The task:
Which lines fall between the line holding "Generate a Python" and the line holding "14, 16, 18]", inclusive? Retype them exactly, without the pictures, and add nothing else.

Dataset extract:
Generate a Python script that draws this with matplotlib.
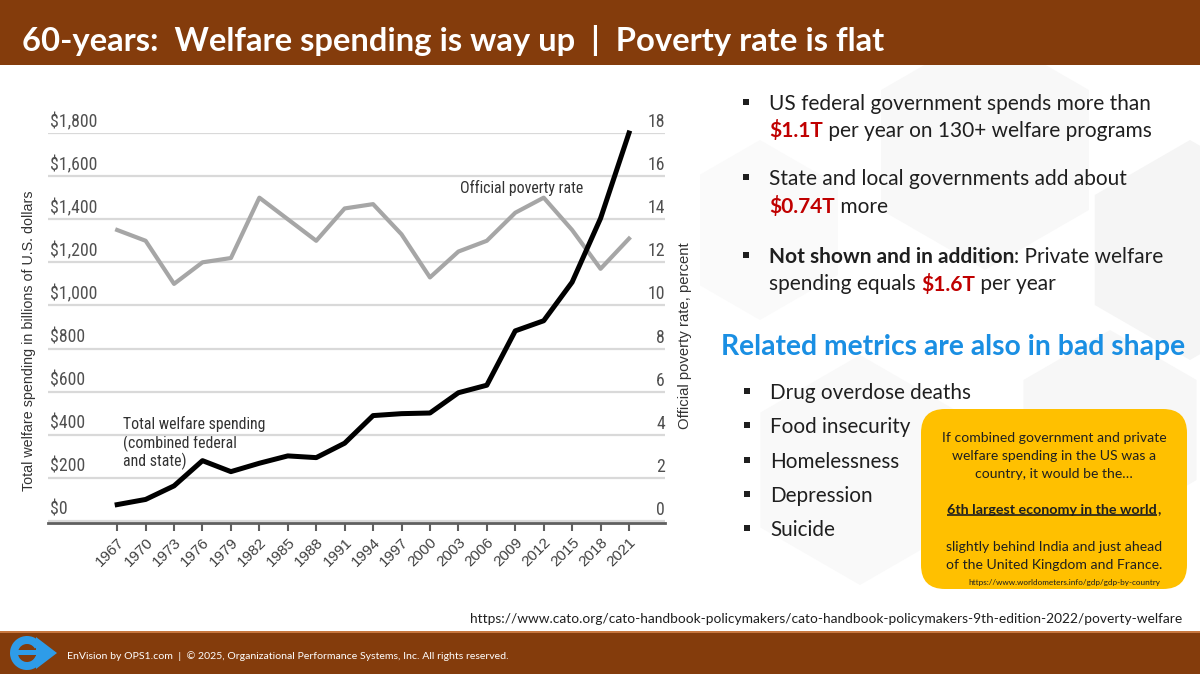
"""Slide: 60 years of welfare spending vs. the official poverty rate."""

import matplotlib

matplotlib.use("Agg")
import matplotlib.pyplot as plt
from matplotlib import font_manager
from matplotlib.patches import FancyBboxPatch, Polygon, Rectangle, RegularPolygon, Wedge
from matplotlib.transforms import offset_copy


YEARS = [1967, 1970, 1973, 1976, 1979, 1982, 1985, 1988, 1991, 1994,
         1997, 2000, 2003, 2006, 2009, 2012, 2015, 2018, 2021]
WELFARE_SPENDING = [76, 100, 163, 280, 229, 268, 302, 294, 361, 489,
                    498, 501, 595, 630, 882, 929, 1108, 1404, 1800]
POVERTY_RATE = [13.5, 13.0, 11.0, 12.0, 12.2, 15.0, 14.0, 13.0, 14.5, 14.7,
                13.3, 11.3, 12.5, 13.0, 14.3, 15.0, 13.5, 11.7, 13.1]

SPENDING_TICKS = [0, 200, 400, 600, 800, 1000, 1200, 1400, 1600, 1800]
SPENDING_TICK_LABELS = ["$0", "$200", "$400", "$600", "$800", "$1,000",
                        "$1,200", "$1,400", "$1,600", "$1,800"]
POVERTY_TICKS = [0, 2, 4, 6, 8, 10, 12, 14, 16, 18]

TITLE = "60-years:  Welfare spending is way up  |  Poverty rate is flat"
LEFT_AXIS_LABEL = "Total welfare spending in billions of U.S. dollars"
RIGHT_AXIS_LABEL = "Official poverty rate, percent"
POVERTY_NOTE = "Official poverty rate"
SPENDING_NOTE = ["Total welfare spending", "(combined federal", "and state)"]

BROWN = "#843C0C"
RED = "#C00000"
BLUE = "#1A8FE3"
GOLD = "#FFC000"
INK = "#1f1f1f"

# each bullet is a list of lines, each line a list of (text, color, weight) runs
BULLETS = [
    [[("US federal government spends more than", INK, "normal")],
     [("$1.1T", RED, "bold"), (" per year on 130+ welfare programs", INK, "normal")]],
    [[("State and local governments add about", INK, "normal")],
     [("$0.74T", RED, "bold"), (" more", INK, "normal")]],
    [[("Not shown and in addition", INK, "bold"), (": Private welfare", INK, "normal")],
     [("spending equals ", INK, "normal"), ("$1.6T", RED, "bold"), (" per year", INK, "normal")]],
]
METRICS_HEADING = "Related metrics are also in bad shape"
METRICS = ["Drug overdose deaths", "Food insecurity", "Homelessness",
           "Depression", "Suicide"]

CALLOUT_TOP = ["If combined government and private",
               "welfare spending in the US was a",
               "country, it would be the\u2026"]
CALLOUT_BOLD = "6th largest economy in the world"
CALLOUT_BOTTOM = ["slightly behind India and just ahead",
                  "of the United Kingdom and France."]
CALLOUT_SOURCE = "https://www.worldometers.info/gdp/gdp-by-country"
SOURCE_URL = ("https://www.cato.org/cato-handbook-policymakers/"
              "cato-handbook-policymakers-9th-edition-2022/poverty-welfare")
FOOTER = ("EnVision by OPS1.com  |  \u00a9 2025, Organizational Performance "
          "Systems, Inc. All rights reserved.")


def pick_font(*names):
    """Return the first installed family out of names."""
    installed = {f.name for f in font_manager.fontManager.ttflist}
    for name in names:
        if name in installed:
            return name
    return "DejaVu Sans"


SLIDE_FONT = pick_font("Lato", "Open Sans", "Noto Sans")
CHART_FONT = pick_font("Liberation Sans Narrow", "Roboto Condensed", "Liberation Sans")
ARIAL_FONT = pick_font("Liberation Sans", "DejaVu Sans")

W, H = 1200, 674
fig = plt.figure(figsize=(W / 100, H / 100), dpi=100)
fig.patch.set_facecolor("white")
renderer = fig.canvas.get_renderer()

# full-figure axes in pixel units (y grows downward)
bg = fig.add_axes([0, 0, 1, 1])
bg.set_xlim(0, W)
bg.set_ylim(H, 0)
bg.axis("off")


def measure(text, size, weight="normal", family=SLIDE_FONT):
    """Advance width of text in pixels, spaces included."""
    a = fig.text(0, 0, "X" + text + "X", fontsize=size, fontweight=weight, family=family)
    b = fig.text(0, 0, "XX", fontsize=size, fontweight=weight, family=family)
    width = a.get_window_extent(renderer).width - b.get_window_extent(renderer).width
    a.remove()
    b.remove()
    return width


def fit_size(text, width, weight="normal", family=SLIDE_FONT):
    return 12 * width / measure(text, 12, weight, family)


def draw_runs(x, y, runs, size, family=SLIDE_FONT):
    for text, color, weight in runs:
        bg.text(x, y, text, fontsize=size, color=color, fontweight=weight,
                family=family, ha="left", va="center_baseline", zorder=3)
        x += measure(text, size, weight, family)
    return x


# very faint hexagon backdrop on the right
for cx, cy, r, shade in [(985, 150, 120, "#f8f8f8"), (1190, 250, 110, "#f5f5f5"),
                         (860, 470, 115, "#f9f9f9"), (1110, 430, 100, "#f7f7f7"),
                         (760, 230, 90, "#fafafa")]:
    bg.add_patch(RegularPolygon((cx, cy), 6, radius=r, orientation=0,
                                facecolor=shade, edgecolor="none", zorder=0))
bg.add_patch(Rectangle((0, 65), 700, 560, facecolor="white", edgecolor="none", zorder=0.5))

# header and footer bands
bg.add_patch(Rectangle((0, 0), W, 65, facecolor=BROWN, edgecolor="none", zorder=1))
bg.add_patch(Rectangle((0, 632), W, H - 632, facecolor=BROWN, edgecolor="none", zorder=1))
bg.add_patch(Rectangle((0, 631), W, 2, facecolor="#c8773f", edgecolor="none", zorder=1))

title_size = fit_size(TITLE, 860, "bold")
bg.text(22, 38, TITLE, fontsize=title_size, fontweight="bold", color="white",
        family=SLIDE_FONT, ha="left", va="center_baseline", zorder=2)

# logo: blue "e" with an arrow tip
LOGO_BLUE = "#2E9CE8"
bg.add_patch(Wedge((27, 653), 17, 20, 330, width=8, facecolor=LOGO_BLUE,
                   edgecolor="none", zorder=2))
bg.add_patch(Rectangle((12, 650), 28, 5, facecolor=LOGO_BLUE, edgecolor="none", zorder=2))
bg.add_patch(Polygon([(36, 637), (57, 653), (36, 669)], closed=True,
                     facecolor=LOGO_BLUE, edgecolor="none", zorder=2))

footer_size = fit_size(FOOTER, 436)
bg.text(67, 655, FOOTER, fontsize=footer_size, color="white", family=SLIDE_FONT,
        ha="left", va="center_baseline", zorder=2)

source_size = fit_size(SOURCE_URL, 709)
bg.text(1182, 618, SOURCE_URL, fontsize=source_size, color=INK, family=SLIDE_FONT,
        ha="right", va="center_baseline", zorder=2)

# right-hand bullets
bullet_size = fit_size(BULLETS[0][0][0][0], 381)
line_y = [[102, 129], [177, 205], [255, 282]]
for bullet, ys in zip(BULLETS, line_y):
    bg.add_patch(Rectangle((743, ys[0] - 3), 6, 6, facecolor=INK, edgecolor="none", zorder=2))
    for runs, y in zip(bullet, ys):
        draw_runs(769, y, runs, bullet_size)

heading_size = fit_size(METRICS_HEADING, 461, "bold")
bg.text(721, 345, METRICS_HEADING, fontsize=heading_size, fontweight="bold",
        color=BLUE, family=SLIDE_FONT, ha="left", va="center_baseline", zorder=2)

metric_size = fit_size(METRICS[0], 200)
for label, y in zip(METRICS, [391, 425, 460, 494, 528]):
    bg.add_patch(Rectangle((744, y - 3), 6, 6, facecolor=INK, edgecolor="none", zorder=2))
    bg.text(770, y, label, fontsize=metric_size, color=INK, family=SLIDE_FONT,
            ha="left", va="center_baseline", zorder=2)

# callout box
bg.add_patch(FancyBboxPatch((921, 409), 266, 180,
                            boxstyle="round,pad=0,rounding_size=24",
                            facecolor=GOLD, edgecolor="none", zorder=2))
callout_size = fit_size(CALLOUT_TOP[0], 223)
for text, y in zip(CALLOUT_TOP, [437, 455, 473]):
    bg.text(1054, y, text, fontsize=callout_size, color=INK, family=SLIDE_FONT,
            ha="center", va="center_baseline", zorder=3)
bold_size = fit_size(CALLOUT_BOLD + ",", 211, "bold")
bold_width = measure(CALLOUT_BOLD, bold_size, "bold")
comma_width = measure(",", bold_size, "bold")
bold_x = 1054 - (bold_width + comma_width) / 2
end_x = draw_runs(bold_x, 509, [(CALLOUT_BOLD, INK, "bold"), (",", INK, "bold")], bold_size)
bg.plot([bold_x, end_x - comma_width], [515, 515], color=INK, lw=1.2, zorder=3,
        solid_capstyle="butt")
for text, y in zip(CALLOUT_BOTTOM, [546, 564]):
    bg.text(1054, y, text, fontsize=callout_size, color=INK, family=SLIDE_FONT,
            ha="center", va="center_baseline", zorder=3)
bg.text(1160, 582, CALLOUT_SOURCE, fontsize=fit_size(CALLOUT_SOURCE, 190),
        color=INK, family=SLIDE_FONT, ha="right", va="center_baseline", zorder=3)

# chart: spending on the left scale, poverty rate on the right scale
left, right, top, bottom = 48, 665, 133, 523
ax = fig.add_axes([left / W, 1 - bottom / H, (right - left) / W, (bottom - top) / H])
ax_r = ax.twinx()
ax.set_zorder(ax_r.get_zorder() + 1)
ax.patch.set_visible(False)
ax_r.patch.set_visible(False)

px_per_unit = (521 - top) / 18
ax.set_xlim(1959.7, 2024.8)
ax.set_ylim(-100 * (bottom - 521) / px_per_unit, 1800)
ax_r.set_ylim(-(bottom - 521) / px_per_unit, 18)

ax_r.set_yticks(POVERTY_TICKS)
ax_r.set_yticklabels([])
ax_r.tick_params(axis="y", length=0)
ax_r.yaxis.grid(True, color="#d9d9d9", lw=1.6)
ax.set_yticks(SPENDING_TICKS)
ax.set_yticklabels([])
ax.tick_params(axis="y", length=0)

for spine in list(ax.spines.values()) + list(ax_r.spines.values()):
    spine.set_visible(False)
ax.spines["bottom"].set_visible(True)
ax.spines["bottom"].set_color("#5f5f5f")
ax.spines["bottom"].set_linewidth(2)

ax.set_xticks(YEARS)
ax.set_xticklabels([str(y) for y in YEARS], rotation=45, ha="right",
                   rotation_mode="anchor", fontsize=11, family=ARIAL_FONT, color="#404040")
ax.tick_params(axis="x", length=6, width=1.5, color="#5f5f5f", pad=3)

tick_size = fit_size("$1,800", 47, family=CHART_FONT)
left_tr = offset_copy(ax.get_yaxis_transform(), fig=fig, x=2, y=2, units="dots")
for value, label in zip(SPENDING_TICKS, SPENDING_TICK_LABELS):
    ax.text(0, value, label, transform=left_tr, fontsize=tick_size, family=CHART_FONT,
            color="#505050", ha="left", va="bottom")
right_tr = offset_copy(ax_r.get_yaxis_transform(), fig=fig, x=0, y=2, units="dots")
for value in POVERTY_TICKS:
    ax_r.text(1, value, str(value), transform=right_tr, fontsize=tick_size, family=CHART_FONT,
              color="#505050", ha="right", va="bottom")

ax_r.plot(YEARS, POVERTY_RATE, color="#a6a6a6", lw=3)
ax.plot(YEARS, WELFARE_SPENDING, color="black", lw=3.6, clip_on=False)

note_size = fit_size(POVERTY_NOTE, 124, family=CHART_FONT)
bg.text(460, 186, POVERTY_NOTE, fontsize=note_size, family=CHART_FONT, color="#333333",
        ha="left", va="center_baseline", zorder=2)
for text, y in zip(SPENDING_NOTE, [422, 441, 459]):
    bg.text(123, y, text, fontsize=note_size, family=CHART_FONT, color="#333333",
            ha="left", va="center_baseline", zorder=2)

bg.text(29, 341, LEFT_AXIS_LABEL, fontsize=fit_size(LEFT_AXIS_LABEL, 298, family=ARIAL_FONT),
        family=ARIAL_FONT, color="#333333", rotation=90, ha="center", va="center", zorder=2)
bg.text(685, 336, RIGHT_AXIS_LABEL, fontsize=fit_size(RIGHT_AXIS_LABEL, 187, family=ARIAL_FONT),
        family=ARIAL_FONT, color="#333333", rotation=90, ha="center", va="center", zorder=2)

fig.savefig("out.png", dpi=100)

---

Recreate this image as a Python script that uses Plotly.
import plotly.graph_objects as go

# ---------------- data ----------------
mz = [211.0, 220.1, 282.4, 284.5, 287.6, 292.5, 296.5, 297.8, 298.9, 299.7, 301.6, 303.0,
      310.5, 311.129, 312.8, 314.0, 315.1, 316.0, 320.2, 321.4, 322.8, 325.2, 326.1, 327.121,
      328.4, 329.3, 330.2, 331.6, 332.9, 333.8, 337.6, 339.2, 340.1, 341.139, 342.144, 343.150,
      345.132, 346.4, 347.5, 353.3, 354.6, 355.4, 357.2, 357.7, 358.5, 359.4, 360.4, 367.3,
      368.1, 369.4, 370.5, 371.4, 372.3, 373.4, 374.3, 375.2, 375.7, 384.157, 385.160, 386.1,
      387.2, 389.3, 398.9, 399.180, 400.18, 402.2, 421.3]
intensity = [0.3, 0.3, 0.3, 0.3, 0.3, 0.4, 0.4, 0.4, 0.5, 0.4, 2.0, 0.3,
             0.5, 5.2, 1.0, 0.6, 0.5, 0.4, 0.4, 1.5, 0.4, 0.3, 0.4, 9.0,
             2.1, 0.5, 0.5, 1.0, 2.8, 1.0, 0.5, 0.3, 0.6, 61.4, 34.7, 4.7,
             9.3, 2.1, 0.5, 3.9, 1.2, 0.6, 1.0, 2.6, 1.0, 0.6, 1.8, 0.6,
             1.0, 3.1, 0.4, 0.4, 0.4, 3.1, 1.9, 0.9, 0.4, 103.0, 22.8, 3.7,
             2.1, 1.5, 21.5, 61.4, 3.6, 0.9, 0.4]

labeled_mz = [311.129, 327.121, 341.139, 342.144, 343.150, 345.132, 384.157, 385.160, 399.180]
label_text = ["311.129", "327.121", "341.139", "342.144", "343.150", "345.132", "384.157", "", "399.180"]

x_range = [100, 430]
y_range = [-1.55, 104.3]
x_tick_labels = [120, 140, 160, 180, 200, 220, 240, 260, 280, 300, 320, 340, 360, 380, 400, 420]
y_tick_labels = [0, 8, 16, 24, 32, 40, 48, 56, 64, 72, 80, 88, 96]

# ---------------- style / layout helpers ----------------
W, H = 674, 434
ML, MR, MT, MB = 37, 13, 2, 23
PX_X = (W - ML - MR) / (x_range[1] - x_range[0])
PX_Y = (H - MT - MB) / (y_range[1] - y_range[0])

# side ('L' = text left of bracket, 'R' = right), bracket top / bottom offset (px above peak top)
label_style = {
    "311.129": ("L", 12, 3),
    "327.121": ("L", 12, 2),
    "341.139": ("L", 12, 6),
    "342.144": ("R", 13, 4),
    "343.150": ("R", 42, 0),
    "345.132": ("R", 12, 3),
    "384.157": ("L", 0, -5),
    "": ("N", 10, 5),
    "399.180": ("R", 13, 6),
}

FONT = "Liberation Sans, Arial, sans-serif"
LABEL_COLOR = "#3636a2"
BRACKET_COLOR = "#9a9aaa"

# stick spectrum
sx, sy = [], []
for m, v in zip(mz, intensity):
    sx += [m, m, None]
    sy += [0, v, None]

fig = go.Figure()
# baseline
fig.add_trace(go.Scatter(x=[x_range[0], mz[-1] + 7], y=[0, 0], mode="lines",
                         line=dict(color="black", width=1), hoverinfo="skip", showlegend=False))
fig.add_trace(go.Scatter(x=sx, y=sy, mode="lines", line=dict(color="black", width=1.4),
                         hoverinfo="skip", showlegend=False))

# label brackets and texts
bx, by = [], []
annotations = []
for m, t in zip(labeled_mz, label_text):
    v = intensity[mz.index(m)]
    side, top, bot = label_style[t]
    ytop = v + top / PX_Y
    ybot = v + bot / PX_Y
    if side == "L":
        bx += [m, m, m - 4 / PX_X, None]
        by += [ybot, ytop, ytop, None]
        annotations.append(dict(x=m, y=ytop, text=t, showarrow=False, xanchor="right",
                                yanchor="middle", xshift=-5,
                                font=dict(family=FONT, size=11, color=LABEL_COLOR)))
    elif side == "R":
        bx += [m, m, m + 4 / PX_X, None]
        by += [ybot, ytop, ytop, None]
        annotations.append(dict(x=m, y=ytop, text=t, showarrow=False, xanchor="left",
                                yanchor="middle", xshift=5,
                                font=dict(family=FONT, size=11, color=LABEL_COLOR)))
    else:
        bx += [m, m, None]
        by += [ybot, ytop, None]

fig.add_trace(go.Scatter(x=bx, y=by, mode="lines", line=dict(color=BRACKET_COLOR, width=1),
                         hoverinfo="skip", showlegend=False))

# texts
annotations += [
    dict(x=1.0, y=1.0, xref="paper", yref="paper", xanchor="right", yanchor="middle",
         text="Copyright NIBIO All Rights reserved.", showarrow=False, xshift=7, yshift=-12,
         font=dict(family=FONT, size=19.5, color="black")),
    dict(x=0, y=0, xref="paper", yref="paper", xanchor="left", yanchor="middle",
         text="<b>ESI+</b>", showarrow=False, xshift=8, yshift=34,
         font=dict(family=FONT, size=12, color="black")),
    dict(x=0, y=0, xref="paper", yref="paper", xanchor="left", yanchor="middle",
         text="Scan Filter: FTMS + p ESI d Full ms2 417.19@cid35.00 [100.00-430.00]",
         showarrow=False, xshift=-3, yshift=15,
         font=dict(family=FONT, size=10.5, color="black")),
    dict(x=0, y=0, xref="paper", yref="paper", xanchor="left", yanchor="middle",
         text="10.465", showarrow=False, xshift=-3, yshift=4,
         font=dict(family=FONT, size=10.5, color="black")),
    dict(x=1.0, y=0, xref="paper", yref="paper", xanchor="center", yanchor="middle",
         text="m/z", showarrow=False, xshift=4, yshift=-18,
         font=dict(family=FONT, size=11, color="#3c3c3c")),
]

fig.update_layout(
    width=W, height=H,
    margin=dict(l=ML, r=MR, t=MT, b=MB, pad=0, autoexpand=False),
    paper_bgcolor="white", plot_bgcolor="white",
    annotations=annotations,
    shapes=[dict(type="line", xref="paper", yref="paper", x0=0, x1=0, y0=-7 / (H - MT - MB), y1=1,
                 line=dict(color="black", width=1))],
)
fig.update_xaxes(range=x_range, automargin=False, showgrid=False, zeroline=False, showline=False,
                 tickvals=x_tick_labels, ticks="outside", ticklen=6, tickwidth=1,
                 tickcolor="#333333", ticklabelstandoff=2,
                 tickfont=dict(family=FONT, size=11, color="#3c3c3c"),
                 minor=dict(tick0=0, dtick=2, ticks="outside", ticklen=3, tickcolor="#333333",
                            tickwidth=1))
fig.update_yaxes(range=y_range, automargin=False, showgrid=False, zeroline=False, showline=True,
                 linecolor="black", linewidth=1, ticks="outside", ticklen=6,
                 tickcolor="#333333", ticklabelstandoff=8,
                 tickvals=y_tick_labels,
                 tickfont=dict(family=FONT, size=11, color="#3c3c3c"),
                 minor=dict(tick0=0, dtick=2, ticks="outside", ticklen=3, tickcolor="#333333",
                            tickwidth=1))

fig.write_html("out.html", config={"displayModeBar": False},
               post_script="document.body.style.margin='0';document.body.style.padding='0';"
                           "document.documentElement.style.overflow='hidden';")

* * *

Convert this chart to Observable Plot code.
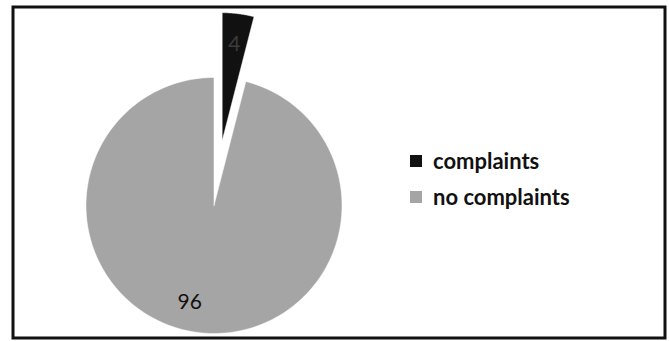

The answer:
Generate a Python script that draws this with matplotlib.
"""Slide: 60 years of welfare spending vs. the official poverty rate."""

import matplotlib

matplotlib.use("Agg")
import matplotlib.pyplot as plt
from matplotlib import font_manager
from matplotlib.patches import FancyBboxPatch, Polygon, Rectangle, RegularPolygon, Wedge
from matplotlib.transforms import offset_copy


YEARS = [1967, 1970, 1973, 1976, 1979, 1982, 1985, 1988, 1991, 1994,
         1997, 2000, 2003, 2006, 2009, 2012, 2015, 2018, 2021]
WELFARE_SPENDING = [76, 100, 163, 280, 229, 268, 302, 294, 361, 489,
                    498, 501, 595, 630, 882, 929, 1108, 1404, 1800]
POVERTY_RATE = [13.5, 13.0, 11.0, 12.0, 12.2, 15.0, 14.0, 13.0, 14.5, 14.7,
                13.3, 11.3, 12.5, 13.0, 14.3, 15.0, 13.5, 11.7, 13.1]

SPENDING_TICKS = [0, 200, 400, 600, 800, 1000, 1200, 1400, 1600, 1800]
SPENDING_TICK_LABELS = ["$0", "$200", "$400", "$600", "$800", "$1,000",
                        "$1,200", "$1,400", "$1,600", "$1,800"]
POVERTY_TICKS = [0, 2, 4, 6, 8, 10, 12, 14, 16, 18]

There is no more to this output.